-- WORK REQUIRED --
Copy, exactly and only, the lines from the one with "Reproduce this chart with D3.js." up to and including the one with "var yTicks = [0, 500, 1000, 1500, 2000, 2500, 3000, 3500]", leaving pictures out.

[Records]
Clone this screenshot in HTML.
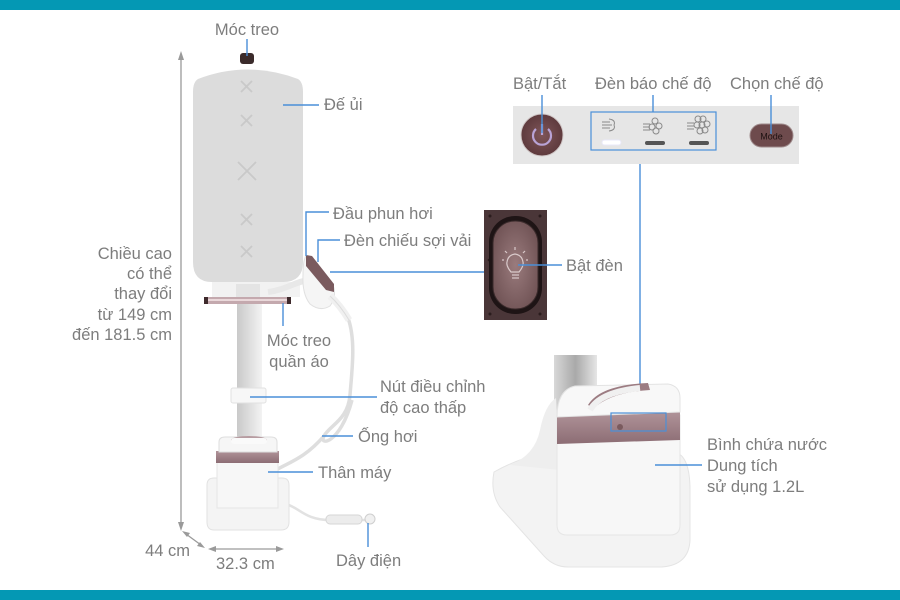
<!DOCTYPE html>
<html><head><meta charset="utf-8"><style>
html,body{margin:0;padding:0;background:#fff;}
svg{display:block;}
text{font-family:"Liberation Sans",sans-serif;font-size:16.5px;fill:#7d7d7d;}
</style></head><body>
<svg width="900" height="600" viewBox="0 0 900 600" xmlns="http://www.w3.org/2000/svg">
<defs>
<linearGradient id="pole" x1="0" x2="1"><stop offset="0" stop-color="#c9c9c9"/><stop offset="0.6" stop-color="#e2e2e2"/><stop offset="1" stop-color="#f3f3f3"/></linearGradient>
<linearGradient id="pole2" x1="0" x2="1"><stop offset="0" stop-color="#d8d8d8"/><stop offset="0.5" stop-color="#a9a9a9"/><stop offset="1" stop-color="#e6e6e6"/></linearGradient>
<linearGradient id="band" x1="0" y1="0" x2="0" y2="1"><stop offset="0" stop-color="#b09399"/><stop offset="1" stop-color="#8c6d74"/></linearGradient>
<radialGradient id="btn" cx="0.5" cy="0.5" r="0.5"><stop offset="0" stop-color="#7e5558"/><stop offset="1" stop-color="#5e3a3d"/></radialGradient>
<radialGradient id="oval" cx="0.5" cy="0.5" r="0.6"><stop offset="0" stop-color="#9a7b7d"/><stop offset="1" stop-color="#6e5153"/></radialGradient>
</defs>
<rect x="0" y="0" width="900" height="10" fill="#0498b4"/>
<rect x="0" y="590" width="900" height="10" fill="#0498b4"/>

<!-- LEFT MACHINE -->
<line x1="181" y1="58" x2="181" y2="524" stroke="#9a9a9a" stroke-width="1.3"/>
<polygon points="181,51 178,60 184,60" fill="#9a9a9a"/>
<polygon points="181,531 178,522 184,522" fill="#9a9a9a"/>
<line x1="186" y1="534" x2="201" y2="545" stroke="#9a9a9a" stroke-width="1.3"/>
<polygon points="182,531 190,533 187,537" fill="#9a9a9a"/>
<polygon points="205,548 197,546 200,542" fill="#9a9a9a"/>
<line x1="214" y1="549" x2="278" y2="549" stroke="#9a9a9a" stroke-width="1.3"/>
<polygon points="208,549 216,546 216,552" fill="#9a9a9a"/>
<polygon points="284,549 276,546 276,552" fill="#9a9a9a"/>

<path d="M348 318 C356 340 352 370 350 395 C348 420 330 425 324 436 C318 446 340 445 352 400 M324 436 C305 458 290 462 276 470" fill="none" stroke="#dedede" stroke-width="3.5"/>
<path d="M286 504 C300 508 305 520 330 520 L366 520" fill="none" stroke="#e2e2e2" stroke-width="2.5"/>
<rect x="326" y="515" width="36" height="9" rx="4" fill="#ececec" stroke="#d6d6d6"/>
<circle cx="370" cy="519" r="5" fill="#f0f0f0" stroke="#cfcfcf"/>

<rect x="237" y="300" width="25" height="142" fill="url(#pole)"/>
<path d="M212 282 L300 282 L300 297 L212 297 Z" fill="#f2f2f2"/>
<rect x="236" y="284" width="24" height="14" fill="#e4e4e4"/>
<path d="M268 292 C285 290 295 282 308 280" stroke="#e8e8e8" stroke-width="6" fill="none"/>
<rect x="204" y="297" width="87" height="7" rx="2" fill="#c4a9ae"/>
<rect x="207" y="299" width="81" height="2" fill="#ead8da"/>
<rect x="204" y="297" width="4" height="7" fill="#3e2a2c"/>
<rect x="287" y="297" width="4" height="7" fill="#3e2a2c"/>

<path d="M198 79 Q247 60 298 79 Q303 82 303 92 L303 262 Q303 282 283 282 L212 282 Q193 282 193 262 L193 92 Q193 82 198 79 Z" fill="#dcdcdc"/>
<g stroke="#c9c9c9" stroke-width="1.8">
<line x1="241" y1="81" x2="252" y2="92"/><line x1="252" y1="81" x2="241" y2="92"/>
<line x1="241" y1="115" x2="252" y2="126"/><line x1="252" y1="115" x2="241" y2="126"/>
<line x1="238" y1="162" x2="256" y2="180"/><line x1="256" y1="162" x2="238" y2="180"/>
<line x1="241" y1="214" x2="252" y2="225"/><line x1="252" y1="214" x2="241" y2="225"/>
<line x1="241" y1="246" x2="252" y2="257"/><line x1="252" y1="246" x2="241" y2="257"/>
</g>
<rect x="240" y="53" width="14" height="11" rx="3" fill="#3b2b2b"/>

<path d="M306 256 Q312 256 318 266 L334 288 Q336 298 330 306 Q320 312 310 304 Q302 294 303 275 Q303 260 306 256 Z" fill="#f5f5f5" stroke="#e0e0e0"/>
<path d="M306 255 L312 256 L334 284 L334 292 L326 290 L306 266 Z" fill="#7a5a5e"/>
<path d="M330 296 Q340 305 349 320" stroke="#f0f0f0" stroke-width="7" fill="none"/>
<path d="M330 296 Q340 305 349 320" stroke="#dcdcdc" stroke-width="1" fill="none"/>

<rect x="231" y="388" width="35" height="15" rx="2" fill="#f7f7f7" stroke="#e1e1e1"/>
<path d="M207 485 Q207 478 214 478 L282 478 Q289 478 289 485 L289 522 Q289 530 281 530 L214 530 Q207 530 207 522 Z" fill="#f4f4f4" stroke="#e2e2e2"/>
<rect x="217" y="460" width="61" height="48" fill="#f7f7f7" stroke="#e6e6e6"/>
<rect x="216" y="451" width="63" height="12" fill="url(#band)"/>
<path d="M219 452 L219 442 Q219 437 225 437 L271 437 Q277 437 277 442 L277 452 Z" fill="#f6f6f6" stroke="#dedede"/>
<ellipse cx="249" cy="440" rx="18" ry="4" fill="#b79ca1"/>
<rect x="231" y="438" width="36" height="6" rx="3" fill="#fafafa"/>

<g stroke="#4a8fd8" stroke-width="1.4" fill="none">
<line x1="247" y1="39" x2="247" y2="56"/>
<line x1="283" y1="105" x2="319" y2="105"/>
<polyline points="306,256 306,212 329,212"/>
<polyline points="318,262 318,240 340,240"/>
<line x1="330" y1="272" x2="484" y2="272"/>
<line x1="283" y1="303" x2="283" y2="326"/>
<line x1="250" y1="397" x2="377" y2="397"/>
<line x1="322" y1="436" x2="353" y2="436"/>
<line x1="268" y1="472" x2="313" y2="472"/>
<line x1="368" y1="523" x2="368" y2="547"/>
</g>

<text x="247" y="35" text-anchor="middle">Móc treo</text>
<text x="324" y="110">Đế ủi</text>
<text x="333" y="219">Đầu phun hơi</text>
<text x="344" y="246">Đèn chiếu sợi vải</text>
<g text-anchor="end">
<text x="172" y="259">Chiều cao</text>
<text x="172" y="279">có thể</text>
<text x="172" y="299">thay đổi</text>
<text x="172" y="320">từ 149 cm</text>
<text x="172" y="340">đến 181.5 cm</text>
<text x="190" y="556">44 cm</text>
</g>
<text x="299" y="346" text-anchor="middle">Móc treo</text>
<text x="299" y="367" text-anchor="middle">quần áo</text>
<text x="380" y="392">Nút điều chỉnh</text>
<text x="380" y="413">độ cao thấp</text>
<text x="358" y="442">Ống hơi</text>
<text x="318" y="478">Thân máy</text>
<text x="336" y="566">Dây điện</text>
<text x="216" y="569">32.3 cm</text>

<!-- BULB PANEL -->
<rect x="484" y="210" width="63" height="110" fill="#4a3638"/>
<g fill="#2a1c1d">
<circle cx="490" cy="216" r="1.5"/><circle cx="540" cy="216" r="1.5"/><circle cx="490" cy="314" r="1.5"/><circle cx="540" cy="314" r="1.5"/>
<circle cx="489" cy="260" r="1.3"/><circle cx="542" cy="265" r="1.3"/>
</g>
<rect x="489" y="216" width="53" height="98" rx="26" fill="#1e1415"/>
<rect x="493" y="221" width="45" height="88" rx="22" fill="url(#oval)" stroke="#3a2a2b" stroke-width="1"/>
<g stroke="#d9c9ca" stroke-width="1.2" fill="none">
<path d="M511 272 Q506 266 507 262 Q508 255 515 254 Q522 255 523 262 Q524 266 519 272 Z"/>
<line x1="512" y1="275" x2="519" y2="275"/><line x1="512" y1="278" x2="519" y2="278"/>
<line x1="515" y1="247" x2="515" y2="250"/><line x1="505" y1="251" x2="507" y2="253"/><line x1="525" y1="251" x2="523" y2="253"/>
<line x1="502" y1="260" x2="504" y2="260"/><line x1="526" y1="260" x2="528" y2="260"/>
</g>
<line x1="518" y1="265" x2="562" y2="265" stroke="#4a8fd8" stroke-width="1.4"/>
<text x="566" y="271">Bật đèn</text>

<!-- CONTROL PANEL -->
<rect x="513" y="106" width="286" height="58" fill="#e6e6e6"/>
<circle cx="542" cy="135" r="21" fill="url(#btn)" stroke="#cfc6c6" stroke-width="1"/>
<path d="M536 129 A9 9 0 1 0 548 129" fill="none" stroke="#b9a3d6" stroke-width="2.2"/>
<line x1="542" y1="124" x2="542" y2="135" stroke="#b9a3d6" stroke-width="2.2"/>
<rect x="591" y="112" width="125" height="38" fill="none" stroke="#4a8fd8" stroke-width="1.2"/>
<g stroke="#8a8a8a" stroke-width="1" fill="none">
<path d="M602 122 L610 122 M602 125 L612 125 M602 128 L610 128"/><path d="M609 119 Q616 120 614 125 Q616 130 609 131"/>
<path d="M643 124 L650 124 M643 127 L650 127 M643 130 L650 130"/><circle cx="655" cy="121" r="3"/><circle cx="652" cy="127" r="3"/><circle cx="656" cy="131" r="3"/><circle cx="659" cy="126" r="3"/>
<path d="M687 123 L694 123 M687 126 L694 126 M687 129 L694 129"/><circle cx="698" cy="119" r="3"/><circle cx="703" cy="119" r="3"/><circle cx="697" cy="125" r="3"/><circle cx="702" cy="125" r="3"/><circle cx="707" cy="124" r="3"/><circle cx="700" cy="131" r="3"/><circle cx="705" cy="130" r="3"/>
</g>
<rect x="602" y="140" width="19" height="5" rx="2.5" fill="#ffffff" stroke="#e8e8f8"/>
<rect x="645" y="141" width="20" height="4" rx="2" fill="#555"/>
<rect x="689" y="141" width="20" height="4" rx="2" fill="#555"/>
<rect x="750" y="124" width="43" height="23" rx="11.5" fill="#6e4b4d" stroke="#9e8a8b"/>
<text x="771.5" y="139.5" text-anchor="middle" style="font-size:9px;fill:#1e1212;">Mode</text>
<g stroke="#4a8fd8" stroke-width="1.4" fill="none">
<line x1="542" y1="95" x2="542" y2="133"/>
<line x1="653" y1="95" x2="653" y2="112"/>
<line x1="771" y1="95" x2="771" y2="134"/>
<line x1="640" y1="164" x2="640" y2="412"/>
</g>
<text x="513" y="89">Bật/Tắt</text>
<text x="595" y="89">Đèn báo chế độ</text>
<text x="730" y="89">Chọn chế độ</text>

<!-- RIGHT BASE -->
<rect x="554" y="355" width="43" height="60" fill="url(#pole2)"/>
<path d="M494 472 Q515 460 540 454 L675 452 Q690 456 690 490 L690 540 Q689 565 662 567 L568 567 Q554 567 544 556 L500 507 Q490 492 494 472 Z" fill="#f3f3f3" stroke="#e4e4e4"/>
<path d="M510 465 Q535 455 540 430 Q545 405 556 398 L560 470 Z" fill="#eeeeee"/>
<path d="M557 415 L557 525 Q557 535 567 535 L670 535 Q680 535 680 525 L680 415 Z" fill="#f7f7f7" stroke="#e6e6e6"/>
<path d="M557 417 L680 412 L680 440 L557 444 Z" fill="url(#band)"/>
<path d="M557 417 Q557 390 575 386 L668 384 Q680 386 680 398 L680 412 Z" fill="#f8f8f8" stroke="#e3e3e3"/>
<path d="M588 405 Q600 385 648 383 L650 390 Q612 392 594 408 Z" fill="#9c7c82"/>
<path d="M590 410 Q600 392 640 388" stroke="#f0f0f0" stroke-width="6" fill="none"/>
<circle cx="620" cy="427" r="3" fill="#7a5a5e"/>
<rect x="611" y="413" width="55" height="18" fill="none" stroke="#4a8fd8" stroke-width="1.2"/>
<line x1="655" y1="465" x2="702" y2="465" stroke="#4a8fd8" stroke-width="1.4"/>
<text x="707" y="450">Bình chứa nước</text>
<text x="707" y="471">Dung tích</text>
<text x="707" y="492">sử dụng 1.2L</text>
</svg>
</body></html>
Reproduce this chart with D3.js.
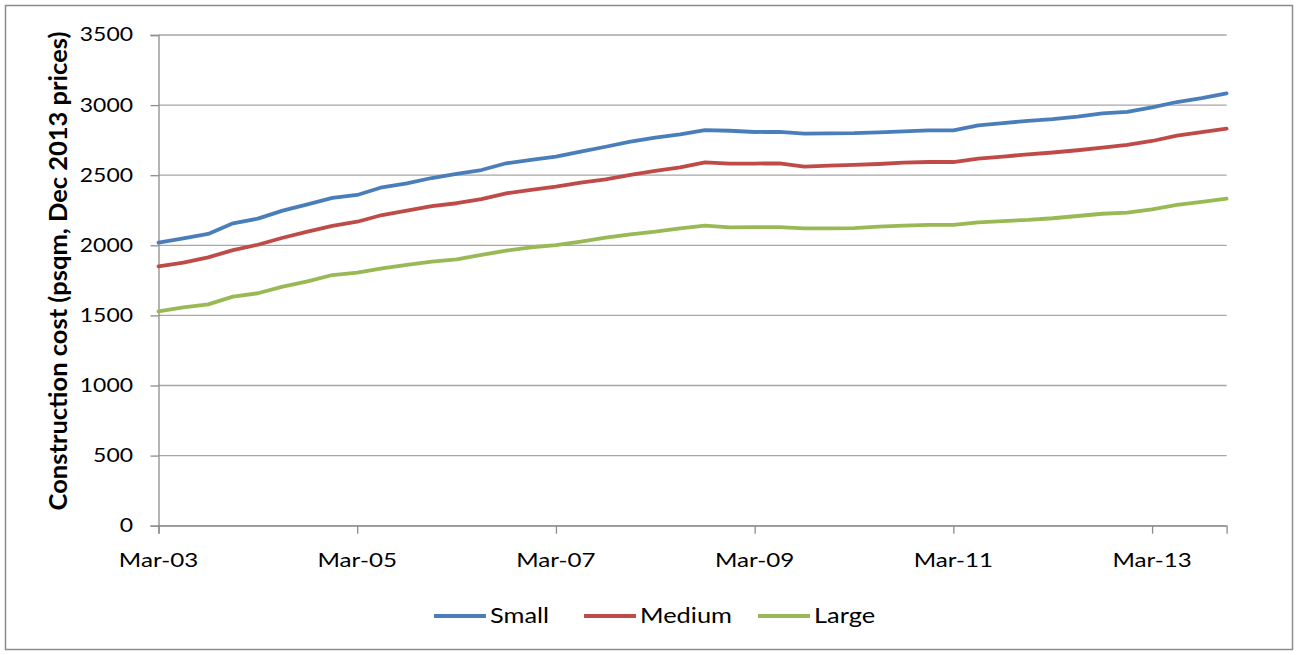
<!DOCTYPE html>
<html>
<head>
<meta charset="utf-8">
<script src="https://cdn.jsdelivr.net/npm/d3@7"></script>
<style>
  html, body { margin: 0; padding: 0; background: #fff; }
  svg { display: block; }
  text { font-family: Lato, "Open Sans", sans-serif; fill: #000; }
</style>
</head>
<body>
<div id="chart"></div>
<script>
// quarterly categories
var quarters = [
  'Mar-03', 'Jun-03', 'Sep-03', 'Dec-03', 'Mar-04', 'Jun-04', 'Sep-04', 'Dec-04',
  'Mar-05', 'Jun-05', 'Sep-05', 'Dec-05', 'Mar-06', 'Jun-06', 'Sep-06', 'Dec-06',
  'Mar-07', 'Jun-07', 'Sep-07', 'Dec-07', 'Mar-08', 'Jun-08', 'Sep-08', 'Dec-08',
  'Mar-09', 'Jun-09', 'Sep-09', 'Dec-09', 'Mar-10', 'Jun-10', 'Sep-10', 'Dec-10',
  'Mar-11', 'Jun-11', 'Sep-11', 'Dec-11', 'Mar-12', 'Jun-12', 'Sep-12', 'Dec-12',
  'Mar-13', 'Jun-13', 'Sep-13', 'Dec-13'
]
var xTickLabels = ['Mar-03', 'Mar-05', 'Mar-07', 'Mar-09', 'Mar-11', 'Mar-13']
var yTicks = [0, 500, 1000, 1500, 2000, 2500, 3000, 3500]

var small = [2019, 2050, 2081, 2157, 2190, 2247, 2292, 2338, 2359, 2414, 2442, 2480, 2509, 2537, 2585, 2609,
  2632, 2668, 2703, 2739, 2768, 2792, 2822, 2817, 2808, 2809, 2797, 2799, 2800, 2806, 2813, 2820,
  2820, 2856, 2872, 2887, 2900, 2918, 2941, 2951, 2984, 3022, 3049, 3084]
var medium = [1850, 1876, 1914, 1966, 2004, 2054, 2097, 2138, 2168, 2216, 2247, 2280, 2300, 2330, 2371, 2395,
  2418, 2447, 2471, 2502, 2530, 2556, 2592, 2583, 2583, 2585, 2561, 2568, 2573, 2580, 2589, 2594,
  2594, 2618, 2632, 2649, 2662, 2678, 2696, 2716, 2744, 2782, 2808, 2832]
var large = [1529, 1558, 1579, 1634, 1658, 1705, 1743, 1788, 1805, 1836, 1860, 1883, 1900, 1931, 1962, 1986,
  2002, 2026, 2054, 2078, 2097, 2121, 2140, 2128, 2130, 2130, 2121, 2121, 2123, 2133, 2140, 2145,
  2145, 2164, 2173, 2181, 2193, 2209, 2225, 2233, 2257, 2288, 2309, 2333]

var seriesNames = ['Small', 'Medium', 'Large']
var seriesColors = ['#4a7ebb', '#be4b48', '#98b954']

var width = 1298
var height = 655
var plot = { left: 158.5, right: 1226.6, top: 35, bottom: 525.7 }
var SX = 1.24 // the reference text looks stretched sideways

var svg = d3.select('#chart').append('svg').attr('width', width).attr('height', height)

// outer border
svg.append('rect')
  .attr('x', 5.5).attr('y', 5.5)
  .attr('width', 1287).attr('height', 644)
  .attr('fill', '#fff').attr('stroke', '#8c8c8c').attr('stroke-width', 1.5)

var xScale = d3.scalePoint().domain(quarters).range([plot.left, plot.right])
var yScale = d3.scaleLinear().domain([0, 3500]).range([plot.bottom, plot.top])

function stretchedText(g, x, y, str) {
  return g.append('g').attr('transform', `translate(${x},${y}) scale(${SX},1)`)
    .append('text').text(str)
}

// gridlines
svg.append('g').selectAll('line').data(yTicks).join('line')
  .attr('x1', plot.left).attr('x2', plot.right)
  .attr('y1', d => yScale(d)).attr('y2', d => yScale(d))
  .attr('stroke', '#a6a6a6').attr('stroke-width', 1.3)

// y axis
var yAxis = d3.axisLeft(yScale).tickValues(yTicks).tickSize(8).tickFormat('')
var gy = svg.append('g').attr('transform', `translate(${plot.left},0)`).call(yAxis)
gy.select('.domain').attr('stroke', '#8c8c8c').attr('stroke-width', 1.3)
gy.selectAll('.tick line').attr('stroke', '#8c8c8c').attr('stroke-width', 1.3)
var yLab = svg.append('g')
yTicks.forEach(function (v) {
  stretchedText(yLab, 133, yScale(v), v)
    .attr('text-anchor', 'end').attr('dy', '0.35em').style('font-size', '18.5px')
})

// x axis
var xAxis = d3.axisBottom(xScale).tickValues(xTickLabels).tickSize(8).tickFormat('')
var gx = svg.append('g').attr('transform', `translate(0,${plot.bottom})`).call(xAxis)
gx.select('.domain').attr('stroke', '#8c8c8c').attr('stroke-width', 1.3)
gx.selectAll('.tick line').attr('stroke', '#8c8c8c').attr('stroke-width', 1.3)
var xLab = svg.append('g')
xTickLabels.forEach(function (q) {
  stretchedText(xLab, xScale(q), 567, q)
    .attr('text-anchor', 'middle').style('font-size', '19.5px')
})

// axis title
svg.append('g').attr('transform', `translate(67,271) rotate(-90)`)
  .append('text').attr('text-anchor', 'middle')
  .style('font-size', '25.5px').style('font-weight', 'bold')
  .text('Construction  cost (psqm, Dec 2013 prices)')

// lines
var allSeries = [small, medium, large]
var line = d3.line().x((d, i) => xScale(quarters[i])).y(d => yScale(d))
svg.append('g').selectAll('path').data(allSeries).join('path')
  .attr('fill', 'none')
  .attr('stroke', (d, i) => seriesColors[i])
  .attr('stroke-width', 3.8)
  .attr('stroke-linejoin', 'round')
  .attr('stroke-linecap', 'round')
  .attr('d', line)

// legend
var legendX = [434, 584, 758]
var lg = svg.append('g')
seriesNames.forEach(function (name, i) {
  lg.append('line')
    .attr('x1', legendX[i]).attr('x2', legendX[i] + 52)
    .attr('y1', 616).attr('y2', 616)
    .attr('stroke', seriesColors[i]).attr('stroke-width', 4)
  stretchedText(lg, legendX[i] + 56, 616, name)
    .attr('dy', '0.35em').style('font-size', '20.5px')
})
</script>
</body>
</html>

-- TASK ANSWER --
Reproduce this chart with D3.js.
<!DOCTYPE html>
<html>
<head>
<meta charset="utf-8">
<script src="https://cdn.jsdelivr.net/npm/d3@7"></script>
<style>
  html, body { margin: 0; padding: 0; background: #fff; }
  svg { display: block; }
  text { font-family: Lato, "Open Sans", sans-serif; fill: #000; }
</style>
</head>
<body>
<div id="chart"></div>
<script>
// quarterly categories
var quarters = [
  'Mar-03', 'Jun-03', 'Sep-03', 'Dec-03', 'Mar-04', 'Jun-04', 'Sep-04', 'Dec-04',
  'Mar-05', 'Jun-05', 'Sep-05', 'Dec-05', 'Mar-06', 'Jun-06', 'Sep-06', 'Dec-06',
  'Mar-07', 'Jun-07', 'Sep-07', 'Dec-07', 'Mar-08', 'Jun-08', 'Sep-08', 'Dec-08',
  'Mar-09', 'Jun-09', 'Sep-09', 'Dec-09', 'Mar-10', 'Jun-10', 'Sep-10', 'Dec-10',
  'Mar-11', 'Jun-11', 'Sep-11', 'Dec-11', 'Mar-12', 'Jun-12', 'Sep-12', 'Dec-12',
  'Mar-13', 'Jun-13', 'Sep-13', 'Dec-13'
]
var xTickLabels = ['Mar-03', 'Mar-05', 'Mar-07', 'Mar-09', 'Mar-11', 'Mar-13']
var yTicks = [0, 500, 1000, 1500, 2000, 2500, 3000, 3500]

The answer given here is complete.